» **DATA PROVIDED**:
━━━━━━━━━━━━━━━━━━━━

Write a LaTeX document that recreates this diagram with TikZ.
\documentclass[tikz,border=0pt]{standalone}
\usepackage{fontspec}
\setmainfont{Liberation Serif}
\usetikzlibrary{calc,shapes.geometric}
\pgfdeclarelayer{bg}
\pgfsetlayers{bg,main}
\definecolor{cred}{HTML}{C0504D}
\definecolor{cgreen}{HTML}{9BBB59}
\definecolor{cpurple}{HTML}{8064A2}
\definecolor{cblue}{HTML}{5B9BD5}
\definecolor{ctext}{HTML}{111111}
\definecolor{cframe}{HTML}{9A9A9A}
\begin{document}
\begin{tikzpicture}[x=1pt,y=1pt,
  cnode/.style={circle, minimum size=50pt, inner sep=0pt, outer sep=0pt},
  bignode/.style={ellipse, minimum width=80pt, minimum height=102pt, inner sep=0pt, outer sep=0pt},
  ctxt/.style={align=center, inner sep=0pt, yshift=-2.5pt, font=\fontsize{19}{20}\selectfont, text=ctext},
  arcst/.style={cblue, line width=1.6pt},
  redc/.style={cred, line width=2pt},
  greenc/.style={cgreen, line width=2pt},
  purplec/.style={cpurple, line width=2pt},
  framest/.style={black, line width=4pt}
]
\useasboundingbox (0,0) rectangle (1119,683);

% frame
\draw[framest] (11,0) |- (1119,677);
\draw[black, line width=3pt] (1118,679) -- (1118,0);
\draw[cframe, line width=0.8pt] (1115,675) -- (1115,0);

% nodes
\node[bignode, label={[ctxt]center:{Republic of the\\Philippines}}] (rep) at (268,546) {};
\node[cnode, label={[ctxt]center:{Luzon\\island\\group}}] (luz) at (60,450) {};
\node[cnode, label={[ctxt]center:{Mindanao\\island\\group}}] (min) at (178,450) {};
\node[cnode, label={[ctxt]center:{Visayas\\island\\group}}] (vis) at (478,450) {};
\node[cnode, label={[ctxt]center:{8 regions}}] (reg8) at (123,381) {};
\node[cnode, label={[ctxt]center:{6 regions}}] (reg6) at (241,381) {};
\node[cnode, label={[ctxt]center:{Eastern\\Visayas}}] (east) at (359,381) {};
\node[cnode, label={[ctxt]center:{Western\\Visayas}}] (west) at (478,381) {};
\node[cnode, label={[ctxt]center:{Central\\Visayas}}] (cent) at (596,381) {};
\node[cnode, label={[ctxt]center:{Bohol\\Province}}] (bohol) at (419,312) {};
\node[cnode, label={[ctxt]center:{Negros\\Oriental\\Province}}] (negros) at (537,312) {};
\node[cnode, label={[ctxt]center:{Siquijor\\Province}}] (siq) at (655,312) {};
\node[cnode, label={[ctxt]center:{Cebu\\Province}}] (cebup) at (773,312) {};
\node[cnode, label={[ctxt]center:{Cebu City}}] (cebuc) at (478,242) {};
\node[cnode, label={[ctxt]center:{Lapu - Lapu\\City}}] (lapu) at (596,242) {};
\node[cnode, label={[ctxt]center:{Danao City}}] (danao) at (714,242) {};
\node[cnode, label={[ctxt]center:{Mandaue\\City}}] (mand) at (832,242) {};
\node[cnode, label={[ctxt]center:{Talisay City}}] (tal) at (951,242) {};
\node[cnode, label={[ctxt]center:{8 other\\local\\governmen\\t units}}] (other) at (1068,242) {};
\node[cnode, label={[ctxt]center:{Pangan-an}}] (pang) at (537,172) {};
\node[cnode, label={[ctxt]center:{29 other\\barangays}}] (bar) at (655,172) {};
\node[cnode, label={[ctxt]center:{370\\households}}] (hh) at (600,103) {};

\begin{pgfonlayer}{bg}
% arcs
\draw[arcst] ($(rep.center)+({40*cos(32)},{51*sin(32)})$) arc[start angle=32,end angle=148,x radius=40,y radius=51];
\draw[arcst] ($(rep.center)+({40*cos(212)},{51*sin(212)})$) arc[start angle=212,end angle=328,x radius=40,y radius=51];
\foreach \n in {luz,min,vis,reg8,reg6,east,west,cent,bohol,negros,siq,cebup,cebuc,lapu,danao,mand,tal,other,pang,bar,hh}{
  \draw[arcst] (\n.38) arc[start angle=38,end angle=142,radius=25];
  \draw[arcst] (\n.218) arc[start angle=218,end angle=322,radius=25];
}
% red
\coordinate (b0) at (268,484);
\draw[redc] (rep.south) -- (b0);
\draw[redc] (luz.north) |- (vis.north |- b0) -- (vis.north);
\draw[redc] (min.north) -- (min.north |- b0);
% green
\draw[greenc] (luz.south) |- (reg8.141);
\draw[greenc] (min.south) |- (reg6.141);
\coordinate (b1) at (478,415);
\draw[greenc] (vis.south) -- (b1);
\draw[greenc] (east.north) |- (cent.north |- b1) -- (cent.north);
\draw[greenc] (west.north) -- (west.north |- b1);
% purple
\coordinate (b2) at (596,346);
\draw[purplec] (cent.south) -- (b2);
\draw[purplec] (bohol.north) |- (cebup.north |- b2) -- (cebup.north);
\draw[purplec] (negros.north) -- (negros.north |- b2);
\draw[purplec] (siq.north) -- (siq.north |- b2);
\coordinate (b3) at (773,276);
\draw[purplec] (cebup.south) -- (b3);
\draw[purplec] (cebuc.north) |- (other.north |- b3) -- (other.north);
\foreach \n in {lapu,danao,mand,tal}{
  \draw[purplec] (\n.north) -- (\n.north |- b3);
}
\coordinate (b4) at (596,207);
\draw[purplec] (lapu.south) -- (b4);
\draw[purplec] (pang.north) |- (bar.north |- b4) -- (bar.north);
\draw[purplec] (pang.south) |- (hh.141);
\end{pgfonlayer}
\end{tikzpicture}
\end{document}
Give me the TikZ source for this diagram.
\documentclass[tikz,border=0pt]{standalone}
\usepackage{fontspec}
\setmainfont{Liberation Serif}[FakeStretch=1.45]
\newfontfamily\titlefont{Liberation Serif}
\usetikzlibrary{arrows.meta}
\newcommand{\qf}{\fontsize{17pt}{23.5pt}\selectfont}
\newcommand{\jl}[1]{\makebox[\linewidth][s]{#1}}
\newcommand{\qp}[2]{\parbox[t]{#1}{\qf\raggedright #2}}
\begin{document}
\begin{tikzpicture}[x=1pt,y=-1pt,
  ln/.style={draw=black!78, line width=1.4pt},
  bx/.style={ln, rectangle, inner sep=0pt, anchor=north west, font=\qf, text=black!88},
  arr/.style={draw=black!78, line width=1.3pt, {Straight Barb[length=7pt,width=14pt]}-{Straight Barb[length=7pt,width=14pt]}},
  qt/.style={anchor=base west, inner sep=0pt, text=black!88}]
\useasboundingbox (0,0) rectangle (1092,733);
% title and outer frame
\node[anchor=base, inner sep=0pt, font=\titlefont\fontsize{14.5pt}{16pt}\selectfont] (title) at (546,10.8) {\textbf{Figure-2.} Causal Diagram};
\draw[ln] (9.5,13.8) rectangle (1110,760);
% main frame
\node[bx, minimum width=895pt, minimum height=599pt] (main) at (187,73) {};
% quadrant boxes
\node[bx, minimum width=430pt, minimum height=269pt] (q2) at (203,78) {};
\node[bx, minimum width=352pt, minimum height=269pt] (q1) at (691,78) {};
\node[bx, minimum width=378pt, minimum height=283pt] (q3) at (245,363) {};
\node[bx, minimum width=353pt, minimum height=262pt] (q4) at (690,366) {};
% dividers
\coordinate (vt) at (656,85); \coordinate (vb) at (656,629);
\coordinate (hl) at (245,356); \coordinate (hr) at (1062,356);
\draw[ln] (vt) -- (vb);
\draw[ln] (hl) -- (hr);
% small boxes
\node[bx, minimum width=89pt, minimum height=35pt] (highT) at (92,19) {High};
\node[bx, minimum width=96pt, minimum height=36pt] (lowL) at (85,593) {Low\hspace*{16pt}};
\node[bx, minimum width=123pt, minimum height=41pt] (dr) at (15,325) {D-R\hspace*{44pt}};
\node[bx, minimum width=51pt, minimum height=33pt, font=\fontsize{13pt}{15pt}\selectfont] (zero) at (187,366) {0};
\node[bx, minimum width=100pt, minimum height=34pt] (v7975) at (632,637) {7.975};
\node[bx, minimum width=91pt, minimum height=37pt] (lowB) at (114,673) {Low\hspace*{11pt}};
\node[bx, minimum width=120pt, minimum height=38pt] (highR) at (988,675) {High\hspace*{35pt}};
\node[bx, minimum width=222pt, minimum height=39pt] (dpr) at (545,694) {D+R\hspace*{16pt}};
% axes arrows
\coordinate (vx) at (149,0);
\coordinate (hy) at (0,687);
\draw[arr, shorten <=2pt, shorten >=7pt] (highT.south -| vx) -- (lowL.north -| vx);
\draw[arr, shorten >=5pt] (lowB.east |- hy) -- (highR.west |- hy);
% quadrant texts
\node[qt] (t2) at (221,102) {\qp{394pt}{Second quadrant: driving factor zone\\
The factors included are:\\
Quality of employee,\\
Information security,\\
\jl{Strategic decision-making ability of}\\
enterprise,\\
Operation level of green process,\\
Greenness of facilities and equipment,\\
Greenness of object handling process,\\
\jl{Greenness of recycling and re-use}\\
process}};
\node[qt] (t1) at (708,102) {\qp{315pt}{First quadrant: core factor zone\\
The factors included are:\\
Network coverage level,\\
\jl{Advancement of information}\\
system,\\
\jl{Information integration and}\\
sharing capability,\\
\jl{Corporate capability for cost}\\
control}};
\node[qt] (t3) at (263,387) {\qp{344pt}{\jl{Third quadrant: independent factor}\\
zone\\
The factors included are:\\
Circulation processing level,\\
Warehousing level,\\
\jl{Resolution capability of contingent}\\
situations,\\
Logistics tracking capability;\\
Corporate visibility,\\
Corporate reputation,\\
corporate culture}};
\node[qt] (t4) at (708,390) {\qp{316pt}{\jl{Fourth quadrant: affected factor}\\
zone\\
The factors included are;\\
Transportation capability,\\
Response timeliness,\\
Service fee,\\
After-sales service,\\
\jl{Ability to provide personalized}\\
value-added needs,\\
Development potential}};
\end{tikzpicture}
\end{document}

━━━━━━━━━━━━━━━━━━━━

» **TO BE DONE**:
Return nothing but the lines from the start of the listing above through the line containing "(1115,675) -- (1115,0);", exactly as given.

» **FINAL ANSWER**:
Write a LaTeX document that recreates this diagram with TikZ.
\documentclass[tikz,border=0pt]{standalone}
\usepackage{fontspec}
\setmainfont{Liberation Serif}
\usetikzlibrary{calc,shapes.geometric}
\pgfdeclarelayer{bg}
\pgfsetlayers{bg,main}
\definecolor{cred}{HTML}{C0504D}
\definecolor{cgreen}{HTML}{9BBB59}
\definecolor{cpurple}{HTML}{8064A2}
\definecolor{cblue}{HTML}{5B9BD5}
\definecolor{ctext}{HTML}{111111}
\definecolor{cframe}{HTML}{9A9A9A}
\begin{document}
\begin{tikzpicture}[x=1pt,y=1pt,
  cnode/.style={circle, minimum size=50pt, inner sep=0pt, outer sep=0pt},
  bignode/.style={ellipse, minimum width=80pt, minimum height=102pt, inner sep=0pt, outer sep=0pt},
  ctxt/.style={align=center, inner sep=0pt, yshift=-2.5pt, font=\fontsize{19}{20}\selectfont, text=ctext},
  arcst/.style={cblue, line width=1.6pt},
  redc/.style={cred, line width=2pt},
  greenc/.style={cgreen, line width=2pt},
  purplec/.style={cpurple, line width=2pt},
  framest/.style={black, line width=4pt}
]
\useasboundingbox (0,0) rectangle (1119,683);

% frame
\draw[framest] (11,0) |- (1119,677);
\draw[black, line width=3pt] (1118,679) -- (1118,0);
\draw[cframe, line width=0.8pt] (1115,675) -- (1115,0);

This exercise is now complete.